Posted: Tuesday, April 21st, 2009 @ 5:27 pm by mick@sfresidence.com
Filed under: Mortgage Weekly Updates

Foster WeeksFoster Weeks publishes a weekly mortgage report which is updated every Monday morning. How is this affecting the San Francisco real estate market? Read our weekly and monthly market reports. Here’s what Mr. Weeks says about last week’s activity:

TO EVERYTHING (EARN, EARN, EARN)…THERE IS A SEASON (EARN, EARN, EARN)… That’s how Pete Seeger and The Byrd’s famous 1962 hit, “Turn, Turn, Turn” could be rewritten for the financial markets of late – earnings season kicked off last week, with several reports delivering music to the economy’s ears.

The week began with the sweet sounds of investment banking giant Goldman Sachs reporting earnings that were much better than expected. More good news from the financial zone followed, with better than expected earnings from JP Morgan Chase and Citigroup. As you can see in the chart below, the financial sector has clearly been helped by the recent mark-to-market discussions and easing of the FASB ruling. In other sectors, big players Google and General Electric also reported earnings that were higher than anticipated.

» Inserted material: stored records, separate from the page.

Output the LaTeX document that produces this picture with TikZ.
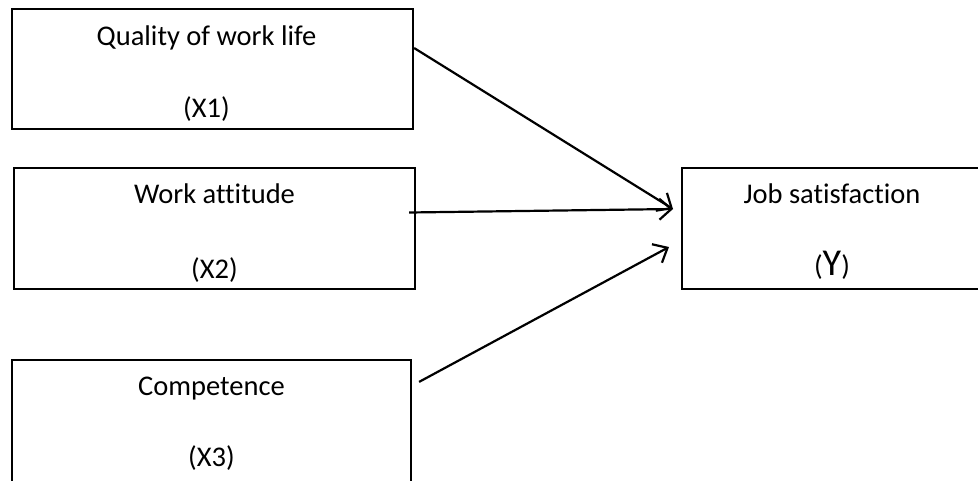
\documentclass[tikz,border=0pt]{standalone}
\usepackage{fontspec}
\setmainfont{Carlito}[Ligatures=NoCommon]
\usetikzlibrary{arrows.meta,positioning}

\begin{document}
\begin{tikzpicture}[
    x=1pt, y=-1pt,
    factor/.style={rectangle, draw, line width=2.2pt, inner sep=0pt},
    arrow/.style={-{Straight Barb[length=12pt,width=21pt,line width=2.2pt]}, line width=2.2pt},
    txt/.style={anchor=base, inner sep=0pt, font=\fontsize{28.5}{34}\selectfont}
]
\useasboundingbox (0,0) rectangle (978,480);
% Boxes
\node[factor, minimum width=401pt, minimum height=120pt] (qwl) at (212.5,69) {};
\node[factor, minimum width=401pt, minimum height=121pt] (att) at (214.5,228.5) {};
\node[factor, minimum width=399pt, minimum height=134pt] (comp) at (211.5,427) {};
\node[factor, minimum width=300pt, minimum height=121pt] (job) at (832,228.5) {};

% Texts
\node[txt] (qwlname) at ([shift={(-6pt,-38pt)}]qwl.north) {Quality of work life};
\node[txt] (qwlvar) at ([shift={(-6pt,-110pt)}]qwl.north) {(X1)};
\node[txt] (attname) at ([yshift=-37pt]att.north) {Work attitude};
\node[txt] (attvar) at ([yshift=-112pt]att.north) {(X2)};
\node[txt] (compname) at ([yshift=-37pt]comp.north) {Competence};
\node[txt] (compvar) at ([yshift=-108pt]comp.north) {(X3)};
\node[txt] (jobname) at ([yshift=-37pt]job.north) {Job satisfaction};
\node[txt] (jobvar) at ([yshift=-109pt]job.north) {(\fontsize{38}{40}\selectfont Y\fontsize{28.5}{34}\selectfont)};

% Arrow ends
\coordinate (tipA) at (673,209);
\coordinate (tipB) at (669,247);

% Arrows
\draw[arrow] ([yshift=21pt]qwl.east) -- (tipA);
\draw[arrow] ([shift={(-7pt,16pt)}]att.east) -- (tipA);
\draw[arrow] ([shift={(7pt,-23pt)}]comp.north east) -- (tipB);
\end{tikzpicture}
\end{document}
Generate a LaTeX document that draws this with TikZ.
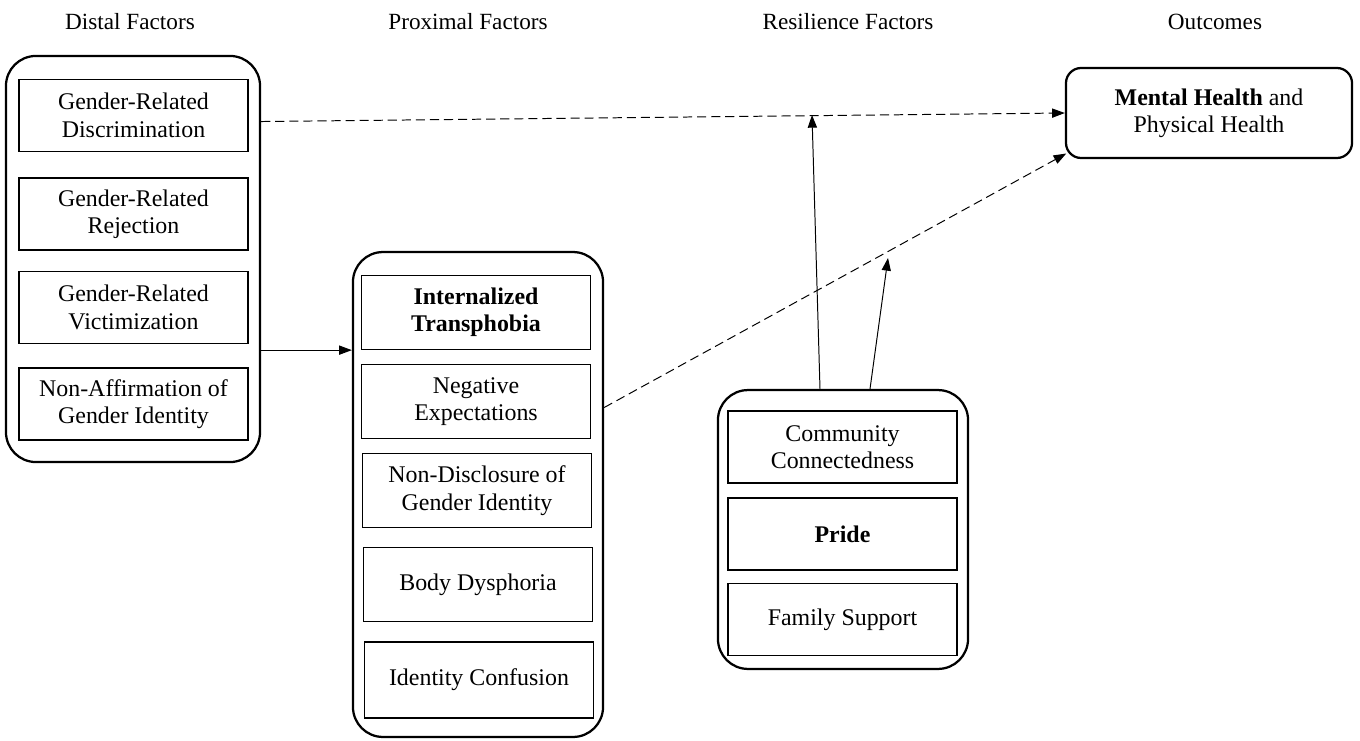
\documentclass[tikz,border=0pt]{standalone}
\usepackage{fontspec}
\setmainfont{Liberation Serif}
\usetikzlibrary{arrows.meta}
\tikzset{
	outerbox/.style={draw, line width=1.6pt, rounded corners=0.75cm, inner sep=0pt},
	itembox/.style={draw, line width=0.9pt, minimum width=5.72cm, minimum height=1.8cm, inner sep=2pt, align=center, font=\fontsize{17}{19.5}\selectfont},
	header/.style={font=\fontsize{16.5}{19}\selectfont},
	solidarrow/.style={line width=0.7pt, -{Triangle[length=9pt, width=6.5pt]}},
	dasharrow/.style={solidarrow, dash pattern=on 6.5pt off 3.5pt}
}
\begin{document}
\begin{tikzpicture}[x=0.025cm, y=-0.025cm]
			\useasboundingbox (0,0) rectangle (1360,741);
			\node [header] (hdist) at (130,22) {Distal Factors};
			\node [header] (hprox) at (468,22) {Proximal Factors};
			\node [header] (hresil) at (848,22) {Resilience Factors};
			\node [header] (hout) at (1215,22) {Outcomes};
			\node [outerbox, minimum width=6.35cm, minimum height=10.15cm] (distal) at (133,259) {};
			\node [itembox] (discr) at (133.5,115.5) {Gender-Related\\Discrimination};
			\node [itembox] (reject) at (133.5,214) {Gender-Related\\Rejection};
			\node [itembox] (victim) at (133.5,307.5) {Gender-Related\\Victimization};
			\node [itembox] (nonaff) at (133.5,404) {Non-Affirmation of\\Gender Identity};
			\node [outerbox, minimum width=6.25cm, minimum height=12.12cm] (proximal) at (478,494.5) {};
			\node [itembox, minimum height=1.85cm] (intern) at (476,312.5) {\textbf{Internalized}\\\textbf{Transphobia}};
			\node [itembox, minimum height=1.85cm] (negexp) at (476,401.5) {Negative\\Expectations};
			\node [itembox, minimum height=1.85cm] (nondisc) at (477,490.5) {Non-Disclosure of\\Gender Identity};
			\node [itembox, minimum height=1.85cm] (dysph) at (478,584.5) {Body Dysphoria};
			\node [itembox, minimum height=1.9cm] (confus) at (479,680) {Identity Confusion};
			\node [outerbox, minimum width=6.25cm, minimum height=6.97cm] (resil) at (843,529.5) {};
			\node [itembox] (commun) at (842.5,447) {Community\\Connectedness};
			\node [itembox] (pride) at (842.5,534) {\textbf{Pride}};
			\node [itembox] (family) at (842.5,619.5) {Family Support};
			\node [outerbox, rounded corners=0.38cm, minimum width=7.15cm, minimum height=2.25cm, align=center, font=\fontsize{17}{19.5}\selectfont] (outcome) at (1209,113) {\textbf{Mental Health} and\\Physical Health};
			\coordinate (m1) at (812,115);
			\coordinate (m2) at (888,258);
			\draw [dasharrow] (discr.-3 -| distal.east) -- (outcome.west);
			\draw [solidarrow] (intern.south -| distal.east) -- (intern.south -| proximal.west);
			\draw [dasharrow] (negexp.-3 -| proximal.east) -- ([xshift=1pt, yshift=4pt]outcome.south west);
			\draw [solidarrow] ([xshift=-0.575cm]resil.north) -- (m1);
			\draw [solidarrow] ([xshift=0.675cm]resil.north) -- (m2);
		\end{tikzpicture}
\end{document}
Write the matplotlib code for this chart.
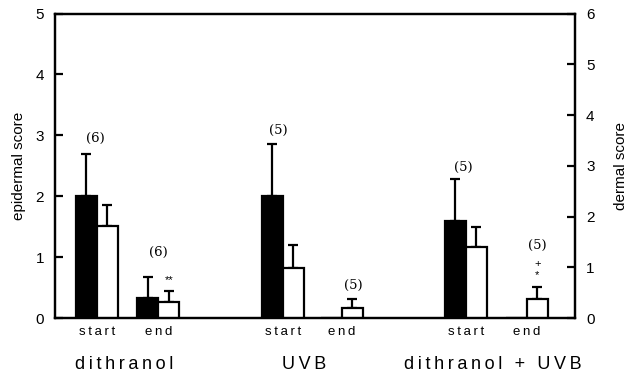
import numpy as np
import matplotlib.pyplot as plt

plt.rcParams['font.family'] = ['Liberation Sans', 'DejaVu Sans']

# treatment groups and time points
groups = ['dithranol', 'UVB', 'dithranol + UVB']
timepoints = ['start', 'end', 'start', 'end', 'start', 'end']
n_labels = ['(6)', '(6)', '(5)', '(5)', '(5)', '(5)']

# epidermal score (left axis, black bars)
epi_mean = [2.0, 0.33, 2.0, 0.0, 1.6, 0.0]
epi_err = [0.69, 0.34, 0.85, 0.0, 0.68, 0.0]

# dermal score (right axis, white bars)
der_mean = [1.82, 0.32, 0.98, 0.20, 1.40, 0.37]
der_err = [0.41, 0.21, 0.46, 0.17, 0.40, 0.25]


def spaced(s):
    # wide letter spacing for the category labels
    return '\u2009'.join(s)


# --- layout (x in axis units, bar width 21) ---
width = 21
xpos = np.array([42, 103.5, 228, 287, 411, 472])
n_x = [40, 103, 223, 298, 408, 482.5]
n_y = [2.95, 1.07, 3.08, 0.54, 2.48, 1.19]
group_x = [69, 249, 438]

fig = plt.figure(figsize=(6.27, 3.74), dpi=100)
ax = fig.add_axes([0.0877, 0.1497, 0.8293, 0.8142])
ax2 = ax.twinx()

lw = 1.6
ax.bar(xpos - width/2, epi_mean, width, color='black', edgecolor='black', linewidth=lw, zorder=2)
ax2.bar(xpos + width/2, der_mean, width, color='white', edgecolor='black', linewidth=lw, zorder=2)

# upper error bars only
m = np.array(epi_err) > 0
ax.errorbar((xpos - width/2)[m], np.array(epi_mean)[m], yerr=[np.zeros(m.sum()), np.array(epi_err)[m]],
            fmt='none', ecolor='black', elinewidth=lw, capsize=3.5, capthick=lw, zorder=1)
ax2.errorbar(xpos + width/2, der_mean, yerr=[np.zeros(len(der_err)), der_err],
             fmt='none', ecolor='black', elinewidth=lw, capsize=3.5, capthick=lw, zorder=1)

ax.set_xlim(0, 520)
ax.set_ylim(0, 5)
ax2.set_ylim(0, 6)
ax.set_yticks(range(6))
ax2.set_yticks(range(7))
ax.set_xticks([])
for a in (ax, ax2):
    for s in a.spines.values():
        s.set_linewidth(lw)
ax.tick_params(axis='y', direction='in', length=6, width=lw, labelsize=11, pad=8)
ax2.tick_params(axis='y', direction='in', length=6, width=lw, labelsize=11, pad=8)

ax.set_ylabel('epidermal score', fontsize=11, labelpad=7)
ax2.set_ylabel('dermal score', fontsize=11, labelpad=14)

# n per group
for x, y, t in zip(n_x, n_y, n_labels):
    ax.text(x, y, t, ha='center', va='center', fontsize=9.5, family='DejaVu Serif')

# significance marks
ax.text(114, 0.62, '**', ha='center', va='center', fontsize=8)
ax.text(482.5, 0.89, '+', ha='center', va='center', fontsize=8)
ax.text(482.5, 0.70, '*', ha='center', va='center', fontsize=8)

# x labels
for x, t in zip(xpos, timepoints):
    ax.text(x, -0.23, spaced(t), ha='center', va='center', fontsize=9.5)
for x, g in zip(group_x, groups):
    ax.text(x, -0.77, spaced(g), ha='center', va='center', fontsize=13)

fig.savefig('out.png', dpi=100)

And more good news last week, as Fed Chairman Ben Bernanke sang out that there are signs that the sharp decline in the economy is slowing, indicating a potential “first step” towards a recovery from the worst recession in a generation. Specifically, he said, “I am fundamentally optimistic about our economy. Today’s economic conditions are difficult, but the foundations of our economy are strong, and we face no problems that cannot be overcome with insight, patience, and persistence.” While last week’s Retail Sales Report came in lower than expected, indicating that consumers are still keeping a good grip on their wallets – Bernanke’s words certainly inspire some economic confidence.

There was also some inflation news to note last week – important in particular as inflation is the arch-enemy of Bonds and home loan rates. While the Producer Price Index showed that inflation at the wholesale level is tame and the overall Consumer Price Index was lower than expected, the Core Consumer Price Index – which excludes volatile food and energy prices – came in slightly hotter than expected. Although inflation is not a present concern, traders are watching carefully for signs of it heating up, particularly as the year progresses and the impact of massive economic stimulus takes hold.

Remember: Weak economic news normally causes money to flow out of Stocks and into Bonds, helping Bonds and home loan rates improve, while strong economic news normally has the opposite result. And that’s what was seen at the end of last week, as Stocks were buoyed by the strong earnings reports, causing Bonds to fall below a key technical support level as money flowed out of Bonds and into Stocks. After bouncing around a bit throughout the week, Bonds and rates ended the week at similar levels to where they began.